→ Work to complete:
Work out how many lines of the listing hold the string "this". Answer with that number alone.

>> begin Records to use

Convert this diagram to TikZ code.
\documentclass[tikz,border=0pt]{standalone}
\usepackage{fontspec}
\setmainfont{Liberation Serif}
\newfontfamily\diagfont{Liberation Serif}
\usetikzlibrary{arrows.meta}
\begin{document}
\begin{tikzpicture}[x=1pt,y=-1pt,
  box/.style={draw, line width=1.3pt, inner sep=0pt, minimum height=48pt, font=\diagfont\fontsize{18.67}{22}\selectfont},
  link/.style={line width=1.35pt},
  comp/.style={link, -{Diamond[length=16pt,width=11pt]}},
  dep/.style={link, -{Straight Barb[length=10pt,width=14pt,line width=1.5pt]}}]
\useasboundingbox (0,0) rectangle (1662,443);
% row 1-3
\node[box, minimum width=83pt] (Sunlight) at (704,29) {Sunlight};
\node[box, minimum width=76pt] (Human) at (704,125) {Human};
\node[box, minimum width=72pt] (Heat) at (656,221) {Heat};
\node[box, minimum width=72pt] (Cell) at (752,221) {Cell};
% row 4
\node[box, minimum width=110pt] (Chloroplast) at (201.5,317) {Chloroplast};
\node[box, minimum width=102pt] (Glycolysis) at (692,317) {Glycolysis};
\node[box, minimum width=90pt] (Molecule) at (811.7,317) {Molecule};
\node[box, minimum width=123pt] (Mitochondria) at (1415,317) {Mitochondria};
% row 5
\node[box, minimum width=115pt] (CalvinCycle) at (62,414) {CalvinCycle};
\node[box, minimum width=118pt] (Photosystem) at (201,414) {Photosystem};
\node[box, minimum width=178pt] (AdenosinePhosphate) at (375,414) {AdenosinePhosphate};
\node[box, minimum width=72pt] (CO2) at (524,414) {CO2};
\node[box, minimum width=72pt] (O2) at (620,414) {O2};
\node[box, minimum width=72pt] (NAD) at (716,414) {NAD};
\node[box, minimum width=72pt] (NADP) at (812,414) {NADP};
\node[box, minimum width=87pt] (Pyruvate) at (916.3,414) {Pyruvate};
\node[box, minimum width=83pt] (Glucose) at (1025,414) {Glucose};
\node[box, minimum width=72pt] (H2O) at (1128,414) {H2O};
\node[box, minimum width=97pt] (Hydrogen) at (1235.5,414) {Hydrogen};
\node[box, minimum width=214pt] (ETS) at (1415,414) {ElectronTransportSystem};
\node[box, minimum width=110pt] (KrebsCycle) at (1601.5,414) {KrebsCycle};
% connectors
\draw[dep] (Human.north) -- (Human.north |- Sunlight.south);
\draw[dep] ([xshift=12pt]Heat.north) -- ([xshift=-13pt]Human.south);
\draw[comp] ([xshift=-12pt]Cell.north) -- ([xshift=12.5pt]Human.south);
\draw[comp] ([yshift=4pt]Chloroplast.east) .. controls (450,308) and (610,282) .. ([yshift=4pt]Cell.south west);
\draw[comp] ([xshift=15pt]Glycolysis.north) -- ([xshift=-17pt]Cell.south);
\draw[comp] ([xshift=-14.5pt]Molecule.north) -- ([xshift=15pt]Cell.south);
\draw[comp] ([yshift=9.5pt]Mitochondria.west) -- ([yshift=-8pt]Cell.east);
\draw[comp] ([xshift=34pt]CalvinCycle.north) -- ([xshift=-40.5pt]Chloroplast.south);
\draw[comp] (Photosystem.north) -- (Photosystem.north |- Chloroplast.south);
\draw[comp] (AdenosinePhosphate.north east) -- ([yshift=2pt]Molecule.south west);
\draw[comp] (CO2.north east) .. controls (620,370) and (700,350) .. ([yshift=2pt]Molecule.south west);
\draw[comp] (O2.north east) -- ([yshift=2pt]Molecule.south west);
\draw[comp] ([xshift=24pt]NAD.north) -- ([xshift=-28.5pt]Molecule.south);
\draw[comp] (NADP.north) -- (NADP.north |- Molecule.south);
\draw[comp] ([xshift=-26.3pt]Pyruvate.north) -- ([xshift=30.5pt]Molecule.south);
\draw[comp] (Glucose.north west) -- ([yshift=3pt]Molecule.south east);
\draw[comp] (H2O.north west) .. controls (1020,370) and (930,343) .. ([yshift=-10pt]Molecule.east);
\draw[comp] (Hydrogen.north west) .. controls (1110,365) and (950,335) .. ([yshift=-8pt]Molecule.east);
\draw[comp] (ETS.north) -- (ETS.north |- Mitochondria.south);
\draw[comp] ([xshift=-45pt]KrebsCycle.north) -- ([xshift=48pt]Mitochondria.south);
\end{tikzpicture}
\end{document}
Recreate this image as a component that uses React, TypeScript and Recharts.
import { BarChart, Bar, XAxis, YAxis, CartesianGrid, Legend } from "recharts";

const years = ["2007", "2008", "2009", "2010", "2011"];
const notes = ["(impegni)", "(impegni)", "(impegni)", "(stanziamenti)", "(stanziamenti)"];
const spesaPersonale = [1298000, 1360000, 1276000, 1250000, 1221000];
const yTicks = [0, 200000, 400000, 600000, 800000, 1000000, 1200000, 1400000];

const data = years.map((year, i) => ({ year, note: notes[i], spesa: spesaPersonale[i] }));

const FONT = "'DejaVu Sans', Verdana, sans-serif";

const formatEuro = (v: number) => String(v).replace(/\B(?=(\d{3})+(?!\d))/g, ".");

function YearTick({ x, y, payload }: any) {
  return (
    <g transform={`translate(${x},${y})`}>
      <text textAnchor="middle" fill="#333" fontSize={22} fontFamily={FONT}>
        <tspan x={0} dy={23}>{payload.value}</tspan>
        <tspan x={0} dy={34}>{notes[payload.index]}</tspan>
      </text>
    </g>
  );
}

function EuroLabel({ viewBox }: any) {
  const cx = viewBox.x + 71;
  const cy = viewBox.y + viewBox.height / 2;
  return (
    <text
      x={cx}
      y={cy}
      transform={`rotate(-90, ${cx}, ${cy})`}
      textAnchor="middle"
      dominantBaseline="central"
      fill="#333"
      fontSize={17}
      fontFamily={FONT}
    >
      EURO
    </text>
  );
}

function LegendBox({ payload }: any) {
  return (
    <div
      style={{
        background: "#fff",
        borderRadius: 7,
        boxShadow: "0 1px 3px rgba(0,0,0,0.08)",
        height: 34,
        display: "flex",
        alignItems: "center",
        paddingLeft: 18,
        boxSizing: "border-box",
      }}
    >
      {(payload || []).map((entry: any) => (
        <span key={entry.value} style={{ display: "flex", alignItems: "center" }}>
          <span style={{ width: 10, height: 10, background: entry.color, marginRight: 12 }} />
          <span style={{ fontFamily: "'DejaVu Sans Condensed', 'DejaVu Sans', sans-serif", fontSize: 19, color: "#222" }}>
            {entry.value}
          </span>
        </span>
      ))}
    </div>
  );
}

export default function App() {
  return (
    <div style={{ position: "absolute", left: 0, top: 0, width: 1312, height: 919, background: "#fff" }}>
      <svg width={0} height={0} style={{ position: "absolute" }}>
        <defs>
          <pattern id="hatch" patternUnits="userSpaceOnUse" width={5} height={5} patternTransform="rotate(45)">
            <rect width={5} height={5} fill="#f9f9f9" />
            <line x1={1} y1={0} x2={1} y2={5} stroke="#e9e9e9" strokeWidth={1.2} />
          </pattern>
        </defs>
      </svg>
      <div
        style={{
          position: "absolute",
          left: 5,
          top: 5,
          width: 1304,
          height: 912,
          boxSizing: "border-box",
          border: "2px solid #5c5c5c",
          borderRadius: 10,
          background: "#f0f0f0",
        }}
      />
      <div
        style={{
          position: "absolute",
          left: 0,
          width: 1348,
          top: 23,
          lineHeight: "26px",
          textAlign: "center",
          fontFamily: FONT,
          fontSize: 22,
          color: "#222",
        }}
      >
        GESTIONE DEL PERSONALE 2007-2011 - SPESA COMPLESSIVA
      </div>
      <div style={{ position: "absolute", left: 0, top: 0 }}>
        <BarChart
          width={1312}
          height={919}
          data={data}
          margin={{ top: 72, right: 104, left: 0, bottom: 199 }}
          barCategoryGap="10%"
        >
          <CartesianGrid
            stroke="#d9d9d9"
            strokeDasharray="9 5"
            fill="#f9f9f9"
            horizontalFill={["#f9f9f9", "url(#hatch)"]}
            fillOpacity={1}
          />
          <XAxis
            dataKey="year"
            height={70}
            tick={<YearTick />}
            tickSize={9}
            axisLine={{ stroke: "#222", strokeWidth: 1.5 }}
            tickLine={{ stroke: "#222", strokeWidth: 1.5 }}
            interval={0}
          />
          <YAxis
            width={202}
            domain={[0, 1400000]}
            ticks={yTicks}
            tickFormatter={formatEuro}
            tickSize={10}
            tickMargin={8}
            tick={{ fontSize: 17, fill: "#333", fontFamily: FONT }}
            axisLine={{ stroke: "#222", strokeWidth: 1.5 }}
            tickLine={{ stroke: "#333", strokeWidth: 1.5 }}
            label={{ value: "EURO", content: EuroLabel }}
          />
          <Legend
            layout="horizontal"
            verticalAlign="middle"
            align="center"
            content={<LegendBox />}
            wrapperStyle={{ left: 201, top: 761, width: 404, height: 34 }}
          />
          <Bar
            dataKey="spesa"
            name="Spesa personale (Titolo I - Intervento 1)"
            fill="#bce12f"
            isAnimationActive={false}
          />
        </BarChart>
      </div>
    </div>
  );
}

>> end Records to use

→ Complete answer:
2